Pizza: Chicken and cheese pie. Be sure to order whole wheat or thin crust, add as many veggies as you’d like, and ask them to go light on the cheese to cut back on the fat.
Mexican: Black bean burrito. It’s important to incorporate plant sources of proteins, like beans, into your diet. Order this bean burrito with corn and spinach to add extra protein, brown rice for extra nutrients, and go light on the cheese. This option is so healthy, you can even get a side of guacamole and salsa.
Chinese: Beef and oyster sauce with mixed vegetables. Oyster sauce is a great option in any Asian meal, as it’s the lowest calorie Asian sauce. Be sure mixed vegetables make up half the meal.
Step 3: Indulge in Chocolate and Fight Cancer
You may already know that dark chocolate has been shown to lower blood pressure, decrease cholesterol, and even improve blood flow to your brain. Now, a new animal study suggests that eating cocoa, the raw material in chocolate, may help prevent colon cancer. Apoptosis is natural process in which your body eliminates unhealthy cells. Compounds in cocoa known as flavonoids may assist in the apoptosis process, destroying cancer cells.
You can get your cocoa in two forms. One option is to eat no more than 20 grams, or about one-fifth of a chocolate bar, twice a week. Be sure it’s dark chocolate that’s 70% cocoa content or more. The other option is to take Cocoawell, a supplement that contains the antioxidant equivalent of 8 bars of dark chocolate, without any of the sugar, fat or calories.
Step 4: Burn Calorie Without Stepping Foot in a Gym
There are two simple things you can do to burn calories without going anywhere near a gym. First: Take a stand! Next time you’re on the bus, at work, waiting for an appointment, or folding laundry, try standing up instead of sitting. You’ll burn an extra 50 calories an hour.
And here’s a fun one: try using someone else’s bathroom. Of course, nobody likes sitting on a stranger’s toilet, so by squatting, you’ll not only be working important core and leg muscles, you’ll also burn up to 140 calories a day.
In addition to regular exercise and eating right, it’s important to monitor the physical signs of your health.

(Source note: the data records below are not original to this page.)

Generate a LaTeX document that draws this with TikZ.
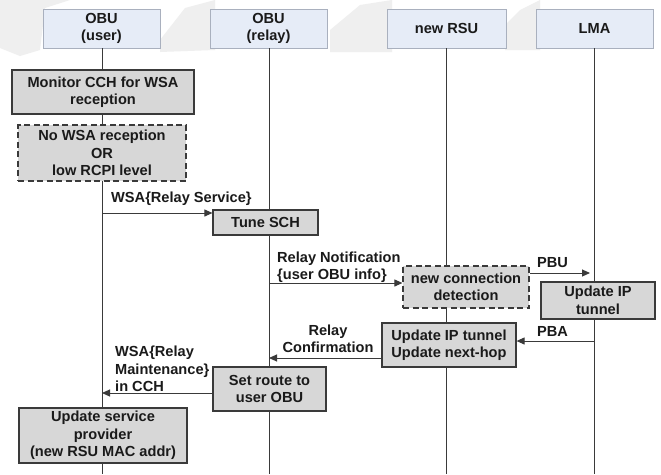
\documentclass[tikz,border=0pt]{standalone}
\usepackage{fontspec}
\setmainfont{Liberation Sans}
\usetikzlibrary{arrows.meta}
\definecolor{hdrfill}{HTML}{E6ECF7}
\definecolor{hdrdraw}{HTML}{A9B0BE}
\definecolor{boxfill}{HTML}{D7D7D7}
\definecolor{linec}{HTML}{3A3A3A}
\definecolor{txt}{HTML}{1A1A1A}
\definecolor{smudge}{HTML}{EFEFEF}
\begin{document}
\begin{tikzpicture}[x=1pt,y=-1pt,
  every node/.style={font=\fontsize{14.6}{17.5}\selectfont\bfseries, text=txt},
  hdr/.style={draw=hdrdraw, line width=0.8pt, fill=hdrfill, align=center, inner sep=0pt, minimum height=39pt},
  gbox/.style={draw=linec, line width=1.2pt, fill=boxfill, align=center, inner sep=0pt},
  dbox/.style={gbox, dash pattern=on 6pt off 3.5pt},
  life/.style={draw=linec, line width=1pt},
  msg/.style={draw=linec, line width=1pt, -{Triangle[length=8pt,width=7pt]}},
  lbl/.style={inner sep=0pt, align=left, anchor=north west},
  smudgestyle/.style={fill=smudge, draw=none},
]
\useasboundingbox[fill=white] (0,0) rectangle (661,474);
% faint background smudges
\fill[smudgestyle] (0,0) -- (70,0) -- (45,8) -- (40,50) -- (20,56) -- (0,48) -- cycle;
\fill[smudgestyle] (160,40) -- (185,8) -- (215,0) -- (215,50) -- (160,52) -- cycle;
\fill[smudgestyle] (330,30) -- (360,5) -- (392,0) -- (392,52) -- (330,52) -- cycle;
\fill[smudgestyle] (505,25) -- (520,10) -- (540,0) -- (540,50) -- (505,50) -- cycle;
% headers
\node[hdr, minimum width=117pt] (hu) at (101.5,28.5) {OBU\\(user)};
\node[hdr, minimum width=117pt] (hr) at (268.5,28.5) {OBU\\(relay)};
\node[hdr, minimum width=119pt] (hs) at (446.5,28.5) {new RSU};
\node[hdr, minimum width=117pt] (hl) at (594.5,28.5) {LMA};
% lifelines
\coordinate (bu) at (102,474);
\coordinate (br) at (269,474);
\coordinate (bs) at (446.5,474);
\coordinate (bl) at (594.5,474);
\draw[life] (hu.south -| bu) -- (bu);
\draw[life] (hr.south -| br) -- (br);
\draw[life] (hs.south -| bs) -- (bs);
\draw[life] (hl.south -| bl) -- (bl);
% boxes
\node[gbox, minimum width=182pt, minimum height=44pt] (mon) at (103,92) {Monitor CCH for WSA\\reception};
\node[dbox, minimum width=168pt, minimum height=56pt] (nowsa) at (102,153) {No WSA reception\\OR\\low RCPI level};
\node[gbox, minimum width=105pt, minimum height=25pt] (tune) at (265.5,222.5) {Tune SCH};
\node[dbox, minimum width=126pt, minimum height=42pt] (ncd) at (466,287) {new connection\\detection};
\node[gbox, minimum width=114pt, minimum height=37pt] (uip) at (598,300.5) {Update IP\\tunnel};
\node[gbox, minimum width=134pt, minimum height=44pt] (unh) at (449,345) {Update IP tunnel\\Update next-hop};
\node[gbox, minimum width=113pt, minimum height=44pt] (srt) at (269.5,389) {Set route to\\user OBU};
\node[gbox, minimum width=168pt, minimum height=55pt] (usp) at (103,435.5) {Update service\\provider\\(new RSU MAC addr)};
% messages
\coordinate (m1) at (102,213);
\draw[msg] (m1) -- (tune.west |- m1);
\node[lbl] (l1) at (111,191.5) {WSA\{Relay Service\}};
\coordinate (m2) at (269,283);
\draw[msg] (m2) -- (ncd.west |- m2);
\node[lbl] (l2) at (277,251.5) {Relay Notification\\\{user OBU info\}};
\coordinate (m3) at (590,273);
\draw[msg] (ncd.east |- m3) -- (m3);
\node[lbl] (l3) at (537,257.5) {PBU};
\coordinate (m4) at (594.5,341);
\draw[msg] (m4) -- (unh.east |- m4);
\node[lbl] (l4) at (537,326.5) {PBA};
\coordinate (m5) at (269,358);
\draw[msg] (unh.west |- m5) -- (m5);
\node[inner sep=0pt, align=center, anchor=north] (l5) at (328,324.5) {Relay\\Confirmation};
\coordinate (m6) at (102,393);
\draw[msg] (srt.west |- m6) -- (m6);
\node[lbl] (l6) at (115,346) {WSA\{Relay\\Maintenance\}\\in CCH};
\end{tikzpicture}
\end{document}
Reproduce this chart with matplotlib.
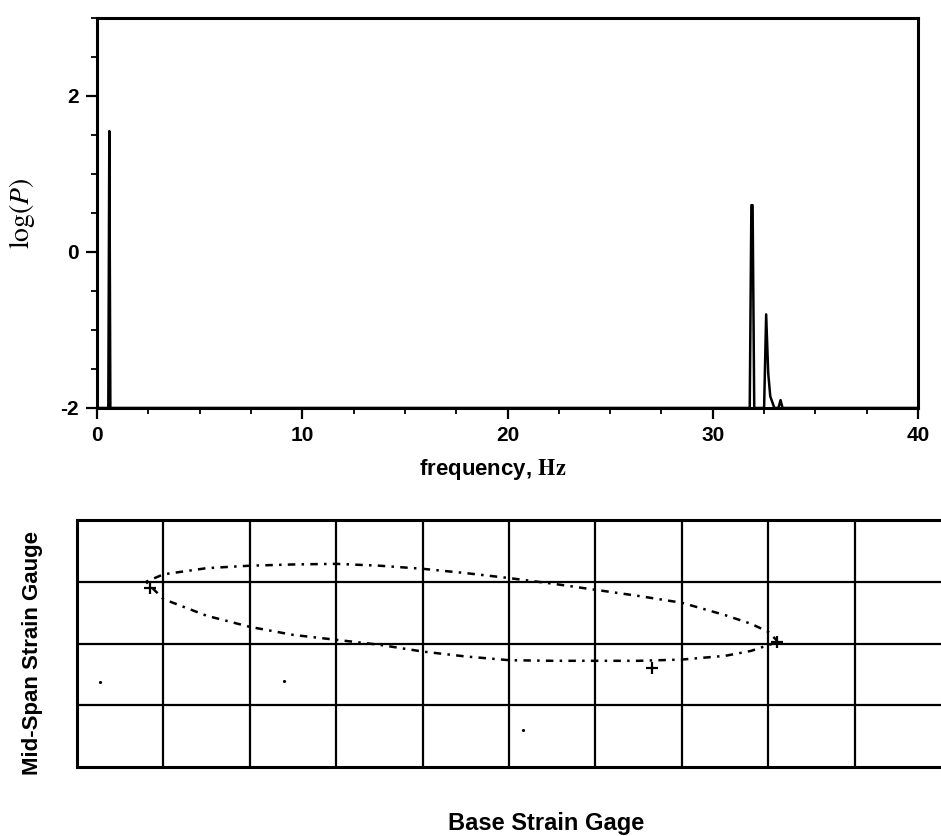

Here are four quick health checks for the lazy girl in us of all.
Test 1: Check Your Tongue
Check your tongue in the mirror. If you notice a white, yellow or orange coating, it could indicate acid reflux, which, in severe cases, can lead to esophageal cancer. Normally, a one-way valve at the bottom of your esophagus makes sure that whatever food or drink goes down doesn't come back up, but acid reflux occurs when this valve opens spontaneously and the acids in your stomach flows up into your throat, causing damage. To treat acid reflux before it reaches dangerous levels, try over-the-counter antacids and avoid acidic and spicy foods. For more on fighting acid reflux, click here.
Test 2: Check Your Nails
If you notice white horizontal stripes on your unpainted nails, it could indicate kidney disease. Healthy kidneys filter waste from the blood but leave vital protein. Impaired kidneys may fail to separate the protein from the wastes, harming your body. If the bands on your fingernails are not caused by injury and are accompanied by fatigue, this could be a sign of protein deficiency and you should see a doctor for a urine test.
Test 3: Check Your Eyelids
Pull down your lower eyelid and look in the mirror. If you notice little bumps inside the eyelid that look like cobblestones, it’s a telltale sign of allergies. Some of the most common culprits are dust, pet dander, and mold. To combat allergies, try using a HEPA filter in your home and keeping your beloved pooches and kitties out of your bedroom – or, at least, off the bed.
Test 4: Check Your Elbows and Knees
If you spot an itchy or blistery rash on your elbows or knees, it could mean you have Celiac disease. If so, your body is treating the gluten in wheat and other grains as an invader and reacting with this inflammation, which can also appear on your bottom. The rash affects 10 to 15% of people with Celiac disease. If you notice it, try giving up gluten for a period of time, then follow up with your doctor.